Pros: relationship between Diana and Steve works, Nathan Fillion
Cons: dark, gory, all action with little attention to story and shallow characters
The Bottom Line: If you want an animated monster movie with heaving bosoms and swordfights galore, this is the movie for you. If you want a strong plot and well-developed characters, look elsewhere.
I wanted to like Wonder Woman the first time I encountered her. After all, she was a big, strong, athletic woman and I was a big, strong, athletic girl. Okay, so I didn't have the magic lasso and bra of steel, but it seemed like I should have some sense of female solidarity. I never quite managed to work up an excessive amount of enthusiasm, but I did find some incarnations of Wonder Woman interesting and found her enjoyable in group superhero settings like the Superfriends cartoon.
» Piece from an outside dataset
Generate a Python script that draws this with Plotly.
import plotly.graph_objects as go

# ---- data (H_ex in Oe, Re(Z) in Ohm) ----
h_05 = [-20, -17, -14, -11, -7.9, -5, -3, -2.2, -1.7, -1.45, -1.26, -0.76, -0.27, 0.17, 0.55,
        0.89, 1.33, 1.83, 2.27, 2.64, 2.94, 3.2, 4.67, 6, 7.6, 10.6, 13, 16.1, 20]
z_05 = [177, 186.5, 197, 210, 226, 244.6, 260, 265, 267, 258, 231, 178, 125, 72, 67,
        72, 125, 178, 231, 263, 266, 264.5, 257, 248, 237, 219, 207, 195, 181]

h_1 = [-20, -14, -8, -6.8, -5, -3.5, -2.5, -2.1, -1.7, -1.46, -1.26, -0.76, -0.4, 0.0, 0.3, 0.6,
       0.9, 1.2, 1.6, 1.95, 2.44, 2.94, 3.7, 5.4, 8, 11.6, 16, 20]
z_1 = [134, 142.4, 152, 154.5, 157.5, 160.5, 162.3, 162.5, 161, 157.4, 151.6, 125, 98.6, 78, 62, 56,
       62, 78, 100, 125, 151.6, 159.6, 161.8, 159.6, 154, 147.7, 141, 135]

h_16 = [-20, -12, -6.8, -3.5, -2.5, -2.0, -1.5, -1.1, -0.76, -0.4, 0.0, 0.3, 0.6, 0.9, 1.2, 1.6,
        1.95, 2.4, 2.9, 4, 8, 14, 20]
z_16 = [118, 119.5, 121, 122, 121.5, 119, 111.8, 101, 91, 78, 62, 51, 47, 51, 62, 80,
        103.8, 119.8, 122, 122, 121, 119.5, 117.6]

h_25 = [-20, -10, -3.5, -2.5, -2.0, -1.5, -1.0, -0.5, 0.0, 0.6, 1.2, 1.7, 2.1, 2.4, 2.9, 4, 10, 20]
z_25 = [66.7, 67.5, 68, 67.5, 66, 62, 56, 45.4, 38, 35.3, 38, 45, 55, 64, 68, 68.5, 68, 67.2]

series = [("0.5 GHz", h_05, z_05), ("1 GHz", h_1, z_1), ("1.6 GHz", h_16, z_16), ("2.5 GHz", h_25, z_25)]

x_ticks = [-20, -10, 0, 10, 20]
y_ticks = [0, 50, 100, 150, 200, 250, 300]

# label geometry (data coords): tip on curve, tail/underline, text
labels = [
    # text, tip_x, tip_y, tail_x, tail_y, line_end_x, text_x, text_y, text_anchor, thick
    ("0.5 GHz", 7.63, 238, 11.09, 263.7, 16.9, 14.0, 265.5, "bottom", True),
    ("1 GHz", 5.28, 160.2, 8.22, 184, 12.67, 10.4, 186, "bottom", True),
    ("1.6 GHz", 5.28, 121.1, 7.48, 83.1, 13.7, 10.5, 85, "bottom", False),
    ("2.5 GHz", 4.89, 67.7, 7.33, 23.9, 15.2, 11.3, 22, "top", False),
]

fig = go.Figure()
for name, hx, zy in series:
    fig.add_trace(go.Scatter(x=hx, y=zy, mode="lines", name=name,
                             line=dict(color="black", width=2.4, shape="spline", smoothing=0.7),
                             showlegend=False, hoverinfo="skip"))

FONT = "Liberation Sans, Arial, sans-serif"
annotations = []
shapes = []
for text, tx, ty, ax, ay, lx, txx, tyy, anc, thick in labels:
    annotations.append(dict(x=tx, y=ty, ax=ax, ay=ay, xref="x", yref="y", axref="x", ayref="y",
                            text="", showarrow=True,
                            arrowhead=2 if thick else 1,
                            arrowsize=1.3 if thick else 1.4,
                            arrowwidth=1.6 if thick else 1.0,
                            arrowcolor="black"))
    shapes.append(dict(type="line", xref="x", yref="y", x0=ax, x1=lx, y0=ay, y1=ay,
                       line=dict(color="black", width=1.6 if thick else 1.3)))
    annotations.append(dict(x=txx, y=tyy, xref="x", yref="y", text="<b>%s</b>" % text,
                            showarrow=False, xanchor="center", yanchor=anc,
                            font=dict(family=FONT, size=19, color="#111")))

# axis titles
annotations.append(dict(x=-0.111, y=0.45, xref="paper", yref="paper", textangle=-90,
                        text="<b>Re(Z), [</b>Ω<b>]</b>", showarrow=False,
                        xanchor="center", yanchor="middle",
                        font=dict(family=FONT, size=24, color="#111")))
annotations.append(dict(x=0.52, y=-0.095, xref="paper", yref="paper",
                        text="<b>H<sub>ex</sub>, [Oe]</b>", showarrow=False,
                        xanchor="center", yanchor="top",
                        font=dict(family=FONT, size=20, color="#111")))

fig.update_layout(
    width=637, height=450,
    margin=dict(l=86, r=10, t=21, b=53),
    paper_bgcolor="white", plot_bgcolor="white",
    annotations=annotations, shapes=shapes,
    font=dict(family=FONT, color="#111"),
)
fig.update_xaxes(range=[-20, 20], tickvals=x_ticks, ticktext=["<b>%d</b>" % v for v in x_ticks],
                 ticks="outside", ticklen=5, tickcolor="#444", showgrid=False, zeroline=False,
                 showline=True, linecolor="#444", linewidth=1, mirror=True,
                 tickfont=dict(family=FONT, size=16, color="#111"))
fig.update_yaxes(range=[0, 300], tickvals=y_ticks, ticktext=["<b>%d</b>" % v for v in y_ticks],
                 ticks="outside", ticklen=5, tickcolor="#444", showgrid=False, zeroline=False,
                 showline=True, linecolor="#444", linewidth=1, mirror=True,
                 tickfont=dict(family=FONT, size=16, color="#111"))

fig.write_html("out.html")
I recently stumbled on a new animated Wonder Woman that retells her origin story from the creation of Themyscria (the Amazons' island out of time), her initial meeting with Air Force Colonel Steve Trevor, and her first foray into the real world. The early sections are violent and dark and a bit gory and some of those elements remain throughout the entire movie, but partway through the movie seems to start focusing on a theme of renewal and hope - hope that the world has improved, hope that we can each reach our fullest potential and fulfill our own destiny no matter the opposition, hope that the world can improve no matter how bad things look at any given moment. Unfortunately, this is a mantle that's picked up and dropped at will rather than carried throughout the entire movie.
For those of you unfamiliar with the basic story of Wonder Woman, she is really Princess Diana of Themyscria, daughter of Queen Hippolyta of the Amazons. She grew up on a remote island with no men and is brought into the modern world when Trevor crash lands on the island. Eager to prove herself, she volunteers to be the one to return him to civilization. Instead, the queen holds a contest. Diana secretly enters and wins, thus earning the right to escort him.
At the same time, the war god Ares escapes from imprisonment on Themyscria and also finds his way to the modern world. Can Diana stop him from destroying all he surveys? Will she let Steve help her? Does she find what she's looking for in the outside world or discover that there's no place like home? You'll have to watch Wonder Woman to find out.
This is a darker Wonder Woman than any I've encountered before, but there are some crisp one liners and visual jokes to lighten the mood a bit. The story as a whole feels a bit abbreviated and far-fetched but it's true to other incarnations of the origin story in general outline. This is really an animated action movie with gunfights, martial arts, chase scenes, jet fighter attacks, monsters, and scantily clad women and with the same sort of plot issues you'll find in live action movies of the same ilk.
The voice cast of Wonder Woman is superb, but it's hard to appreciate it when they were given so little good material to convey. In fact, most of the characters are an odd combination of flat and melodramatic and it makes it difficult to recognize some of the familiar voices. In particular, I couldn't tell that Keri Russell was playing Diana until I looked it up even though she has a fairly distinctive voice. The one real exception is the always fantastic Nathan Fillion as Steve Trevor - his character was a walking tribute to early fighter jock but his voice and mannerisms came through loud and clear.
I think this would have been a better movie without the Ares sub-plot and the supernatural elements and magical fight scenes that resulted from it. Obviously Greek mythology is on the plate in this story and I don't object to its use, just the way it was included here. I can't decide if there's some way it could have been altered to work better within this context, but a different approach was definitely warranted.
One thing that does work is the development of a romantic relationship between Diana and Steve. Antagonism abounded on both sides, but chemistry did too. Although stereotypical in some ways, it was enjoyable and definitely the emotional backbone of an otherwise shallow movie. I wish it had been more of a focus than an afterthought.
While there were some good elements of Wonder Woman - most notably the relationship between Diana and Steve - the movie as a whole was not very good. It's dark, it's action packed, and it's shallow. If you want an animated monster movie with heaving bosoms and swordfights galore, this is the movie for you. If you want a strong plot and well-developed characters, look elsewhere for your superhero fix.